REQUIRED WORK –
The exercise asks for every line of the data to be reproduced exactly.

DATA PROVIDED –
----

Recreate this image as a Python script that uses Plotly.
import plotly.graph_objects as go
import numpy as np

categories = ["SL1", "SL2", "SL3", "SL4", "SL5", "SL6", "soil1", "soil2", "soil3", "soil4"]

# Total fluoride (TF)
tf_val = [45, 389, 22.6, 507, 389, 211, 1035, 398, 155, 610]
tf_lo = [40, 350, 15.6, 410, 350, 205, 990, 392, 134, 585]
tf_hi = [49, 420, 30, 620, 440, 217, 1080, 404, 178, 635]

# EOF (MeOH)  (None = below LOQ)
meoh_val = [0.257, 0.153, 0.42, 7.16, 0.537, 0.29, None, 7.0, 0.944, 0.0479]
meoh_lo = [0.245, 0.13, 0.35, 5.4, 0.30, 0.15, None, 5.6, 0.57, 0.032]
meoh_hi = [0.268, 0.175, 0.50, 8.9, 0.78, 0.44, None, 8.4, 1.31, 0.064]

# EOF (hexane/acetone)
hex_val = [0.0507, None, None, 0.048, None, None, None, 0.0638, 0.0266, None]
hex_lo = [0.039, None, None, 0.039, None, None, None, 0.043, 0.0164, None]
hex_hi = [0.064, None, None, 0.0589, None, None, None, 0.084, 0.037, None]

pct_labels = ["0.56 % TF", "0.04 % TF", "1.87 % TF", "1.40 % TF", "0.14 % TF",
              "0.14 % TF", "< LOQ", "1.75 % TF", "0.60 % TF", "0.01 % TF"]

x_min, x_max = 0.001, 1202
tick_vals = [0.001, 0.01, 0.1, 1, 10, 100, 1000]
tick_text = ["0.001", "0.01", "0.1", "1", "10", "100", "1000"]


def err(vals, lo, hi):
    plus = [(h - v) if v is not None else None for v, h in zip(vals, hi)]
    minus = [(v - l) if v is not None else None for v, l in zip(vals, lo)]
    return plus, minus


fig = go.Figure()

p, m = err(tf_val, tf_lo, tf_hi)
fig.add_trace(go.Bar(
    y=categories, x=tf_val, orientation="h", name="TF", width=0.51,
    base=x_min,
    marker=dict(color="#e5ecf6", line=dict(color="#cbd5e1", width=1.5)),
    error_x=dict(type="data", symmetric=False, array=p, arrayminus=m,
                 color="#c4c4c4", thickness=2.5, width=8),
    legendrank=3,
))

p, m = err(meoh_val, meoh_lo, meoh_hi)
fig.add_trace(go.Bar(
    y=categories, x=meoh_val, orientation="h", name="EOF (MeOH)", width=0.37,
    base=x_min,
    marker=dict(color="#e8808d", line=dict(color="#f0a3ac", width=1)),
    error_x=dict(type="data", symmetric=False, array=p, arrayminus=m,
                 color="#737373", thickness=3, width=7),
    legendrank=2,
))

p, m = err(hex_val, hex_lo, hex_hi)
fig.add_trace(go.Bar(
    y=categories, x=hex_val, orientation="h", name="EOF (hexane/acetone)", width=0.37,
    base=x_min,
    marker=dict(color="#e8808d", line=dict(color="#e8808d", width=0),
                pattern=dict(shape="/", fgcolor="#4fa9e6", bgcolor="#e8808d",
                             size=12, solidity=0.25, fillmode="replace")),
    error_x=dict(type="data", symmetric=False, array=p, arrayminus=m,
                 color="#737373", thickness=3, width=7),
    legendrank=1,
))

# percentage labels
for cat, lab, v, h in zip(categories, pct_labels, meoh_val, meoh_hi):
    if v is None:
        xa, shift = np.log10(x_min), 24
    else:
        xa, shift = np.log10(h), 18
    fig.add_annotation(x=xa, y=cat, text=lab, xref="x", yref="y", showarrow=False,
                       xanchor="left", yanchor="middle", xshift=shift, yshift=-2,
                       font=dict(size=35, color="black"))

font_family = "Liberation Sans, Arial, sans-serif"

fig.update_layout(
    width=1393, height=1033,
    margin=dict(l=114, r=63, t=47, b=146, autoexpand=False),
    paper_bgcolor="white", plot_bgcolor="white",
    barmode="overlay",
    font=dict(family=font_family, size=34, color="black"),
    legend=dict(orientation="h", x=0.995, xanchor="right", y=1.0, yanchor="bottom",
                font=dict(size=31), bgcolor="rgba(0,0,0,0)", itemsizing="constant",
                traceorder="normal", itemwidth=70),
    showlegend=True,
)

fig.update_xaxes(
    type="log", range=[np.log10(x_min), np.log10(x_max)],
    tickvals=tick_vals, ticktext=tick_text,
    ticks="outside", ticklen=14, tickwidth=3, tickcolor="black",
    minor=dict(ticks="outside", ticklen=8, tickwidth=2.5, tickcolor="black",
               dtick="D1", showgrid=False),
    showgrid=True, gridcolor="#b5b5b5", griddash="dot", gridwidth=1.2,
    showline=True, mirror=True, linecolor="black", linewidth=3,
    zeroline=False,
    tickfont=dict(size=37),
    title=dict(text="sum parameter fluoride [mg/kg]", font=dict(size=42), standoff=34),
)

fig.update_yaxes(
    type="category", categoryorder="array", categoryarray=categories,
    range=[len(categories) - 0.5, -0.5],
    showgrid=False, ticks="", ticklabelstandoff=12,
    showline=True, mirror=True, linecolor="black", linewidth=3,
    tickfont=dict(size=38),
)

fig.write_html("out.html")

----

PROBLEM SOLUTION –
Recreate this image as a Python script that uses Plotly.
import plotly.graph_objects as go
import numpy as np

categories = ["SL1", "SL2", "SL3", "SL4", "SL5", "SL6", "soil1", "soil2", "soil3", "soil4"]

# Total fluoride (TF)
tf_val = [45, 389, 22.6, 507, 389, 211, 1035, 398, 155, 610]
tf_lo = [40, 350, 15.6, 410, 350, 205, 990, 392, 134, 585]
tf_hi = [49, 420, 30, 620, 440, 217, 1080, 404, 178, 635]

# EOF (MeOH)  (None = below LOQ)
meoh_val = [0.257, 0.153, 0.42, 7.16, 0.537, 0.29, None, 7.0, 0.944, 0.0479]
meoh_lo = [0.245, 0.13, 0.35, 5.4, 0.30, 0.15, None, 5.6, 0.57, 0.032]
meoh_hi = [0.268, 0.175, 0.50, 8.9, 0.78, 0.44, None, 8.4, 1.31, 0.064]

# EOF (hexane/acetone)
hex_val = [0.0507, None, None, 0.048, None, None, None, 0.0638, 0.0266, None]
hex_lo = [0.039, None, None, 0.039, None, None, None, 0.043, 0.0164, None]
hex_hi = [0.064, None, None, 0.0589, None, None, None, 0.084, 0.037, None]

pct_labels = ["0.56 % TF", "0.04 % TF", "1.87 % TF", "1.40 % TF", "0.14 % TF",
              "0.14 % TF", "< LOQ", "1.75 % TF", "0.60 % TF", "0.01 % TF"]

x_min, x_max = 0.001, 1202
tick_vals = [0.001, 0.01, 0.1, 1, 10, 100, 1000]
tick_text = ["0.001", "0.01", "0.1", "1", "10", "100", "1000"]


def err(vals, lo, hi):
    plus = [(h - v) if v is not None else None for v, h in zip(vals, hi)]
    minus = [(v - l) if v is not None else None for v, l in zip(vals, lo)]
    return plus, minus


fig = go.Figure()

p, m = err(tf_val, tf_lo, tf_hi)
fig.add_trace(go.Bar(
    y=categories, x=tf_val, orientation="h", name="TF", width=0.51,
    base=x_min,
    marker=dict(color="#e5ecf6", line=dict(color="#cbd5e1", width=1.5)),
    error_x=dict(type="data", symmetric=False, array=p, arrayminus=m,
                 color="#c4c4c4", thickness=2.5, width=8),
    legendrank=3,
))

p, m = err(meoh_val, meoh_lo, meoh_hi)
fig.add_trace(go.Bar(
    y=categories, x=meoh_val, orientation="h", name="EOF (MeOH)", width=0.37,
    base=x_min,
    marker=dict(color="#e8808d", line=dict(color="#f0a3ac", width=1)),
    error_x=dict(type="data", symmetric=False, array=p, arrayminus=m,
                 color="#737373", thickness=3, width=7),
    legendrank=2,
))

p, m = err(hex_val, hex_lo, hex_hi)
fig.add_trace(go.Bar(
    y=categories, x=hex_val, orientation="h", name="EOF (hexane/acetone)", width=0.37,
    base=x_min,
    marker=dict(color="#e8808d", line=dict(color="#e8808d", width=0),
                pattern=dict(shape="/", fgcolor="#4fa9e6", bgcolor="#e8808d",
                             size=12, solidity=0.25, fillmode="replace")),
    error_x=dict(type="data", symmetric=False, array=p, arrayminus=m,
                 color="#737373", thickness=3, width=7),
    legendrank=1,
))

# percentage labels
for cat, lab, v, h in zip(categories, pct_labels, meoh_val, meoh_hi):
    if v is None:
        xa, shift = np.log10(x_min), 24
    else:
        xa, shift = np.log10(h), 18
    fig.add_annotation(x=xa, y=cat, text=lab, xref="x", yref="y", showarrow=False,
                       xanchor="left", yanchor="middle", xshift=shift, yshift=-2,
                       font=dict(size=35, color="black"))

font_family = "Liberation Sans, Arial, sans-serif"

fig.update_layout(
    width=1393, height=1033,
    margin=dict(l=114, r=63, t=47, b=146, autoexpand=False),
    paper_bgcolor="white", plot_bgcolor="white",
    barmode="overlay",
    font=dict(family=font_family, size=34, color="black"),
    legend=dict(orientation="h", x=0.995, xanchor="right", y=1.0, yanchor="bottom",
                font=dict(size=31), bgcolor="rgba(0,0,0,0)", itemsizing="constant",
                traceorder="normal", itemwidth=70),
    showlegend=True,
)

fig.update_xaxes(
    type="log", range=[np.log10(x_min), np.log10(x_max)],
    tickvals=tick_vals, ticktext=tick_text,
    ticks="outside", ticklen=14, tickwidth=3, tickcolor="black",
    minor=dict(ticks="outside", ticklen=8, tickwidth=2.5, tickcolor="black",
               dtick="D1", showgrid=False),
    showgrid=True, gridcolor="#b5b5b5", griddash="dot", gridwidth=1.2,
    showline=True, mirror=True, linecolor="black", linewidth=3,
    zeroline=False,
    tickfont=dict(size=37),
    title=dict(text="sum parameter fluoride [mg/kg]", font=dict(size=42), standoff=34),
)

fig.update_yaxes(
    type="category", categoryorder="array", categoryarray=categories,
    range=[len(categories) - 0.5, -0.5],
    showgrid=False, ticks="", ticklabelstandoff=12,
    showline=True, mirror=True, linecolor="black", linewidth=3,
    tickfont=dict(size=38),
)

fig.write_html("out.html")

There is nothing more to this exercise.